── Recorded data
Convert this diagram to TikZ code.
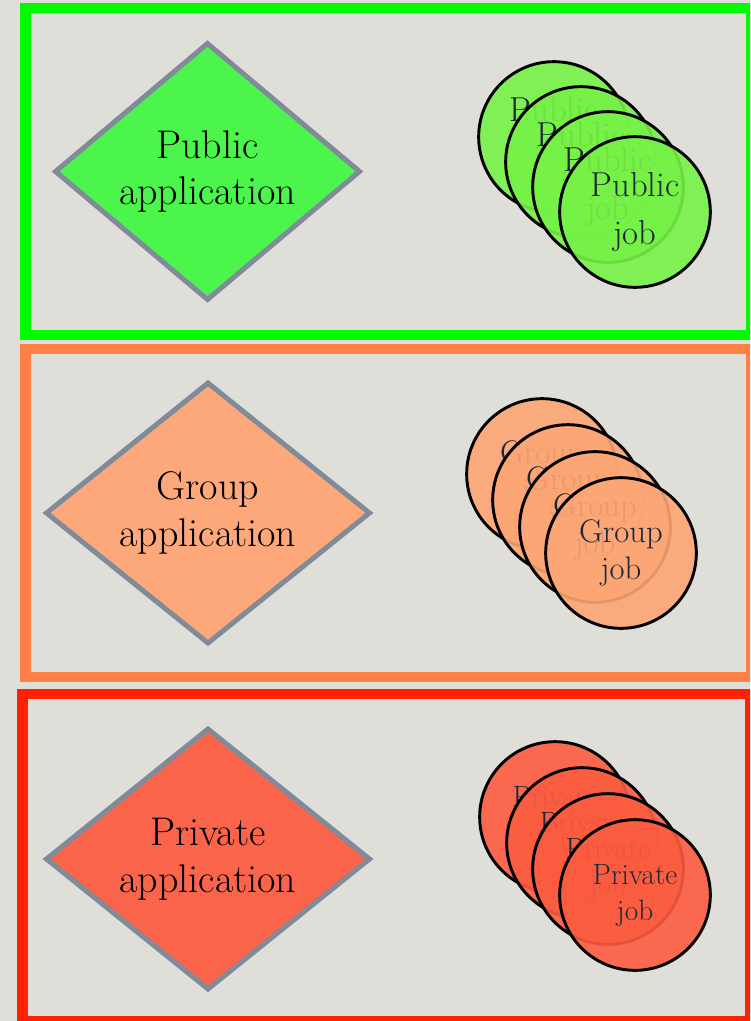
\documentclass[tikz,border=0pt]{standalone}
\usepackage{tikz}
\usetikzlibrary{shapes.geometric, positioning}

\definecolor{paper}{RGB}{224,222,217}
\definecolor{edgegray}{RGB}{128,139,154}
\definecolor{inkblue}{RGB}{28,40,56}
\definecolor{pubframe}{RGB}{0,250,0}
\definecolor{pubapp}{RGB}{76,245,76}
\definecolor{pubjob}{RGB}{118,242,70}
\definecolor{grpframe}{RGB}{255,128,68}
\definecolor{grpapp}{RGB}{252,168,122}
\definecolor{grpjob}{RGB}{252,166,116}
\definecolor{privframe}{RGB}{255,34,0}
\definecolor{privapp}{RGB}{250,100,74}
\definecolor{privjob}{RGB}{252,92,64}

\begin{document}
\begin{tikzpicture}[
    x=0.75pt, y=-0.75pt,
    frame/.style={line width=7.9pt},
    application/.style={diamond, draw=edgegray, line width=3.75pt, aspect=1.2, inner sep=0pt, align=center, font=\fontsize{30}{35}\selectfont},
    job/.style={circle, draw=black, line width=2.2pt, minimum size=113pt, inner sep=0pt, align=center, fill opacity=0.9, text opacity=1, text=inkblue}
]

% Background
\useasboundingbox (0,0) rectangle (750,1021);
\clip (0,0) rectangle (750,1021);
\fill[paper] (0,0) rectangle (750,1021);

% Frames
\draw[frame, pubframe] (25.5,8) rectangle (751,335);
\draw[frame, grpframe] (25.5,349) rectangle (751,677);
\draw[frame, privframe] (22.5,694) rectangle (750.5,1021);

% Public tier
\node[application, fill=pubapp, minimum width=229.5pt, minimum height=193.5pt] (pubapplication) at (207.5,171.5) {Public\\application};
\node[job, fill=pubjob, font=\fontsize{26}{36}\selectfont] (pubjob1) at (554,137) {Public\\job};
\node[job, fill=pubjob, font=\fontsize{26}{36}\selectfont] (pubjob2) at (581,162) {Public\\job};
\node[job, fill=pubjob, font=\fontsize{26}{36}\selectfont] (pubjob3) at (608,187) {Public\\job};
\node[job, fill=pubjob, font=\fontsize{26}{36}\selectfont] (pubjob4) at (635,212) {Public\\job};

% Group tier
\node[application, fill=grpapp, minimum width=243.75pt, minimum height=196.5pt] (grpapplication) at (208,513) {Group\\application};
\node[job, fill=grpjob, font=\fontsize{24.5}{28}\selectfont] (grpjob1) at (542,474) {Group\\job};
\node[job, fill=grpjob, font=\fontsize{24.5}{28}\selectfont] (grpjob2) at (568,500) {Group\\job};
\node[job, fill=grpjob, font=\fontsize{24.5}{28}\selectfont] (grpjob3) at (595,527) {Group\\job};
\node[job, fill=grpjob, font=\fontsize{24.5}{28}\selectfont] (grpjob4) at (621,553) {Group\\job};

% Private tier
\node[application, fill=privapp, minimum width=243.75pt, minimum height=196.5pt] (privapplication) at (208,859) {Private\\application};
\node[job, fill=privjob, font=\fontsize{22}{27}\selectfont] (privjob1) at (555,817) {Private\\job};
\node[job, fill=privjob, font=\fontsize{22}{27}\selectfont] (privjob2) at (582,843) {Private\\job};
\node[job, fill=privjob, font=\fontsize{22}{27}\selectfont] (privjob3) at (608,869) {Private\\job};
\node[job, fill=privjob, font=\fontsize{22}{27}\selectfont] (privjob4) at (635,895) {Private\\job};

\end{tikzpicture}
\end{document}
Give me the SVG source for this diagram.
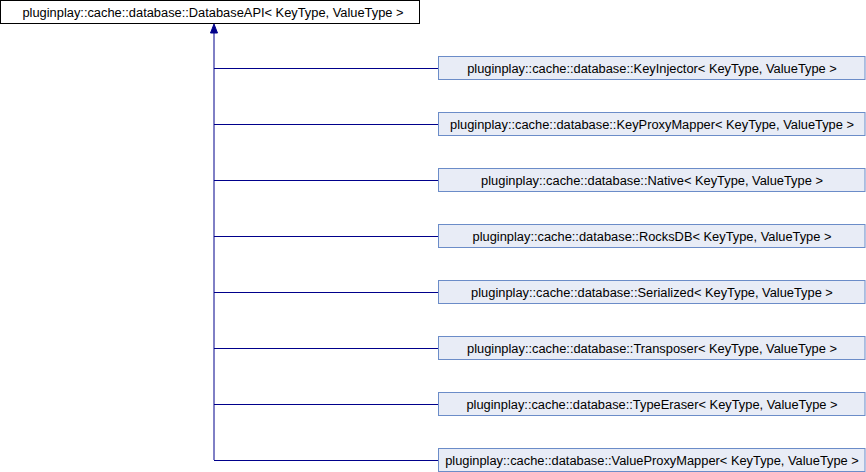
<svg xmlns="http://www.w3.org/2000/svg" width="866" height="472" viewBox="0 0 866 472">
<style>
.bg{fill:#ffffff}
.top rect{fill:#ffffff;stroke:#000000;stroke-width:1}
.child rect{fill:#e8ecf6;stroke:#6b8cc8;stroke-width:1}
text{font-family:"Liberation Sans",Arial,sans-serif;font-size:12.85px;fill:#000000;text-anchor:middle}
.edge{stroke:#00008b;stroke-width:1;fill:none}
.head{fill:#00008b;stroke:#00008b;stroke-width:1}
</style>
<rect class="bg" x="0" y="0" width="866" height="472"/>
<g id="connectors">
<path class="edge" d="M214,460 L214,32"/>
<path class="head" d="M214,24 L210.5,33 L217.5,33 Z"/>
<path class="edge" d="M214,68.5 H438.5"/>
<path class="edge" d="M214,124.5 H438.5"/>
<path class="edge" d="M214,180.5 H438.5"/>
<path class="edge" d="M214,236.5 H438.5"/>
<path class="edge" d="M214,292.5 H438.5"/>
<path class="edge" d="M214,348.5 H438.5"/>
<path class="edge" d="M214,404.5 H438.5"/>
<path class="edge" d="M214,460.5 H438.5"/>
</g>
<g id="node_DatabaseAPI" class="top">
<rect x="0.5" y="0.5" width="419" height="23"/>
<text x="213" y="17">pluginplay::cache::database::DatabaseAPI&lt; KeyType, ValueType &gt;</text>
</g>
<g id="node_KeyInjector" class="child">
<rect x="438.5" y="56.5" width="426.5" height="23"/>
<text x="652" y="73">pluginplay::cache::database::KeyInjector&lt; KeyType, ValueType &gt;</text>
</g>
<g id="node_KeyProxyMapper" class="child">
<rect x="438.5" y="112.5" width="426.5" height="23"/>
<text x="652" y="129">pluginplay::cache::database::KeyProxyMapper&lt; KeyType, ValueType &gt;</text>
</g>
<g id="node_Native" class="child">
<rect x="438.5" y="168.5" width="426.5" height="23"/>
<text x="652" y="185">pluginplay::cache::database::Native&lt; KeyType, ValueType &gt;</text>
</g>
<g id="node_RocksDB" class="child">
<rect x="438.5" y="224.5" width="426.5" height="23"/>
<text x="652" y="241">pluginplay::cache::database::RocksDB&lt; KeyType, ValueType &gt;</text>
</g>
<g id="node_Serialized" class="child">
<rect x="438.5" y="280.5" width="426.5" height="23"/>
<text x="652" y="297">pluginplay::cache::database::Serialized&lt; KeyType, ValueType &gt;</text>
</g>
<g id="node_Transposer" class="child">
<rect x="438.5" y="336.5" width="426.5" height="23"/>
<text x="652" y="353">pluginplay::cache::database::Transposer&lt; KeyType, ValueType &gt;</text>
</g>
<g id="node_TypeEraser" class="child">
<rect x="438.5" y="392.5" width="426.5" height="23"/>
<text x="652" y="409">pluginplay::cache::database::TypeEraser&lt; KeyType, ValueType &gt;</text>
</g>
<g id="node_ValueProxyMapper" class="child">
<rect x="438.5" y="448.5" width="426.5" height="23"/>
<text x="652" y="465">pluginplay::cache::database::ValueProxyMapper&lt; KeyType, ValueType &gt;</text>
</g>
</svg>
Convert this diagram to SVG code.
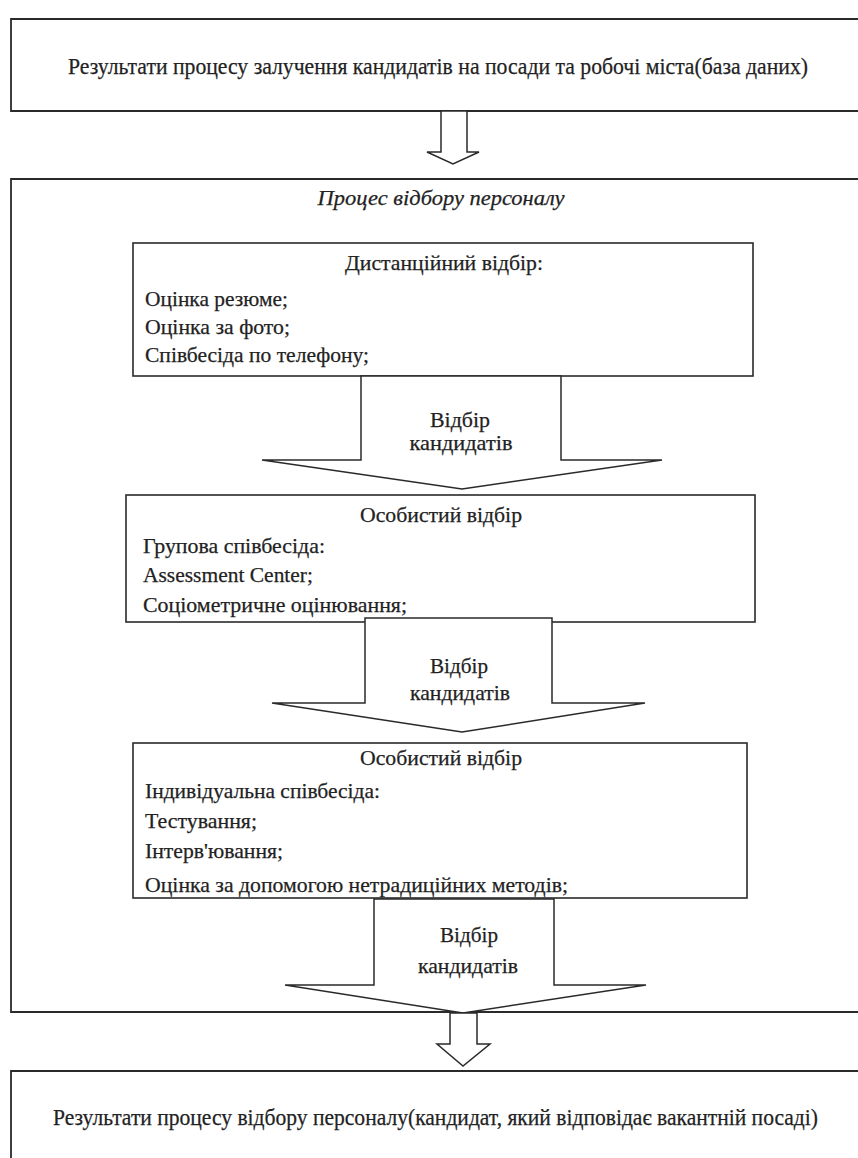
<svg xmlns="http://www.w3.org/2000/svg" width="858" height="1158" viewBox="0 0 858 1158">
  <style>
    .box { fill: #ffffff; stroke: #2a2a2a; stroke-width: 1.6; }
    .frame { fill: none; stroke: #2a2a2a; stroke-width: 1.8; }
    .arrow { fill: #ffffff; stroke: #2a2a2a; stroke-width: 1.5; stroke-linejoin: miter; }
    text { fill: #222222; stroke: #222222; stroke-width: 0.25; }
    .big { font-size: 24px; }
    .txt { font-size: 22px; }
    .mid { text-anchor: middle; }
    .it { font-style: italic; font-size: 22px; }
  </style>

  <rect width="858" height="1158" fill="#ffffff"/>

  <g font-family="Liberation Serif, DejaVu Serif, Noto Serif, Times New Roman, serif">

  <!-- Source: candidate attraction results (box runs off the right edge) -->
  <g id="source">
    <path class="frame" d="M 858,19 H 11 V 111 H 858"/>
    <text class="big" x="68" y="74" textLength="740" lengthAdjust="spacingAndGlyphs">Результати процесу залучення кандидатів на посади та робочі міста(база даних)</text>
  </g>

  <!-- Selection process container -->
  <g id="selection-process">
    <path class="frame" d="M 858,179 H 11 V 1012 H 858"/>
    <text class="it mid" x="441" y="205" textLength="247" lengthAdjust="spacingAndGlyphs">Процес відбору персоналу</text>
  </g>

  <!-- Stage 1: remote screening -->
  <g id="remote-selection">
    <rect class="box" x="133" y="243" width="620" height="133"/>
    <text class="txt mid" x="444" y="270" textLength="198" lengthAdjust="spacingAndGlyphs">Дистанційний відбір:</text>
    <text class="txt" x="145" y="306" textLength="143" lengthAdjust="spacingAndGlyphs">Оцінка резюме;</text>
    <text class="txt" x="145" y="334" textLength="145" lengthAdjust="spacingAndGlyphs">Оцінка за фото;</text>
    <text class="txt" x="145" y="362" textLength="224" lengthAdjust="spacingAndGlyphs">Співбесіда по телефону;</text>
  </g>

  <!-- Stage 2: group assessment -->
  <g id="personal-selection-group">
    <rect class="box" x="126" y="495" width="629" height="127"/>
    <text class="txt mid" x="441" y="522" textLength="162" lengthAdjust="spacingAndGlyphs">Особистий відбір</text>
    <text class="txt" x="143" y="553" textLength="182" lengthAdjust="spacingAndGlyphs">Групова співбесіда:</text>
    <text class="txt" x="143" y="582" textLength="170" lengthAdjust="spacingAndGlyphs">Assessment Center;</text>
    <text class="txt" x="143" y="612" textLength="264" lengthAdjust="spacingAndGlyphs">Соціометричне оцінювання;</text>
  </g>

  <!-- Stage 3: individual assessment -->
  <g id="personal-selection-individual">
    <rect class="box" x="133" y="743" width="614" height="155"/>
    <text class="txt mid" x="441" y="765" textLength="162" lengthAdjust="spacingAndGlyphs">Особистий відбір</text>
    <text class="txt" x="145" y="798" textLength="235" lengthAdjust="spacingAndGlyphs">Індивідуальна співбесіда:</text>
    <text class="txt" x="145" y="828" textLength="112" lengthAdjust="spacingAndGlyphs">Тестування;</text>
    <text class="txt" x="145" y="858" textLength="138" lengthAdjust="spacingAndGlyphs">Інтерв'ювання;</text>
    <text class="txt" x="145" y="892" textLength="423" lengthAdjust="spacingAndGlyphs">Оцінка за допомогою нетрадиційних методів;</text>
  </g>

  <!-- Result: selected candidate (box runs off the right and bottom edges) -->
  <g id="result">
    <path class="frame" d="M 858,1071 H 11 V 1158"/>
    <text class="big" x="53" y="1125" textLength="765" lengthAdjust="spacingAndGlyphs">Результати процесу відбору персоналу(кандидат, який відповідає вакантній посаді)</text>
  </g>

  <!-- Block arrows between stages -->
  <g id="connectors">
    <polygon class="arrow" points="441,111 467,111 467,152 479,152 453,164 427,152 441,152"/>
    <g id="arrow-1">
      <polygon class="arrow" points="361,376 561,376 561,460 662,460 462,489 262,460 361,460"/>
      <text class="txt mid" x="460" y="427" textLength="60" lengthAdjust="spacingAndGlyphs">Відбір</text>
      <text class="txt mid" x="461" y="450" textLength="103" lengthAdjust="spacingAndGlyphs">кандидатів</text>
    </g>
    <g id="arrow-2">
      <polygon class="arrow" points="365,618 552,618 552,703 645,703 462,732 272,703 365,703"/>
      <text class="txt mid" x="459" y="673" textLength="58" lengthAdjust="spacingAndGlyphs">Відбір</text>
      <text class="txt mid" x="460" y="700" textLength="100" lengthAdjust="spacingAndGlyphs">кандидатів</text>
    </g>
    <g id="arrow-3">
      <polygon class="arrow" points="374,899 554,899 554,985 646,985 463,1013 285,985 374,985"/>
      <text class="txt mid" x="469" y="942" textLength="58" lengthAdjust="spacingAndGlyphs">Відбір</text>
      <text class="txt mid" x="468" y="973" textLength="100" lengthAdjust="spacingAndGlyphs">кандидатів</text>
    </g>
    <polygon class="arrow" points="450,1013 477,1013 477,1044 490,1044 463,1066 437,1044 450,1044"/>
  </g>

  </g>
</svg>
────
_Exercise requirements_. Exactly as they appear, print the lines of the listing above from its first line through the line that contains "(22.5,694) rectangle (750.5,1021);", minus the pictures.

_Result of the exercise_.
Convert this diagram to TikZ code.
\documentclass[tikz,border=0pt]{standalone}
\usepackage{tikz}
\usetikzlibrary{shapes.geometric, positioning}

\definecolor{paper}{RGB}{224,222,217}
\definecolor{edgegray}{RGB}{128,139,154}
\definecolor{inkblue}{RGB}{28,40,56}
\definecolor{pubframe}{RGB}{0,250,0}
\definecolor{pubapp}{RGB}{76,245,76}
\definecolor{pubjob}{RGB}{118,242,70}
\definecolor{grpframe}{RGB}{255,128,68}
\definecolor{grpapp}{RGB}{252,168,122}
\definecolor{grpjob}{RGB}{252,166,116}
\definecolor{privframe}{RGB}{255,34,0}
\definecolor{privapp}{RGB}{250,100,74}
\definecolor{privjob}{RGB}{252,92,64}

\begin{document}
\begin{tikzpicture}[
    x=0.75pt, y=-0.75pt,
    frame/.style={line width=7.9pt},
    application/.style={diamond, draw=edgegray, line width=3.75pt, aspect=1.2, inner sep=0pt, align=center, font=\fontsize{30}{35}\selectfont},
    job/.style={circle, draw=black, line width=2.2pt, minimum size=113pt, inner sep=0pt, align=center, fill opacity=0.9, text opacity=1, text=inkblue}
]

% Background
\useasboundingbox (0,0) rectangle (750,1021);
\clip (0,0) rectangle (750,1021);
\fill[paper] (0,0) rectangle (750,1021);

% Frames
\draw[frame, pubframe] (25.5,8) rectangle (751,335);
\draw[frame, grpframe] (25.5,349) rectangle (751,677);
\draw[frame, privframe] (22.5,694) rectangle (750.5,1021);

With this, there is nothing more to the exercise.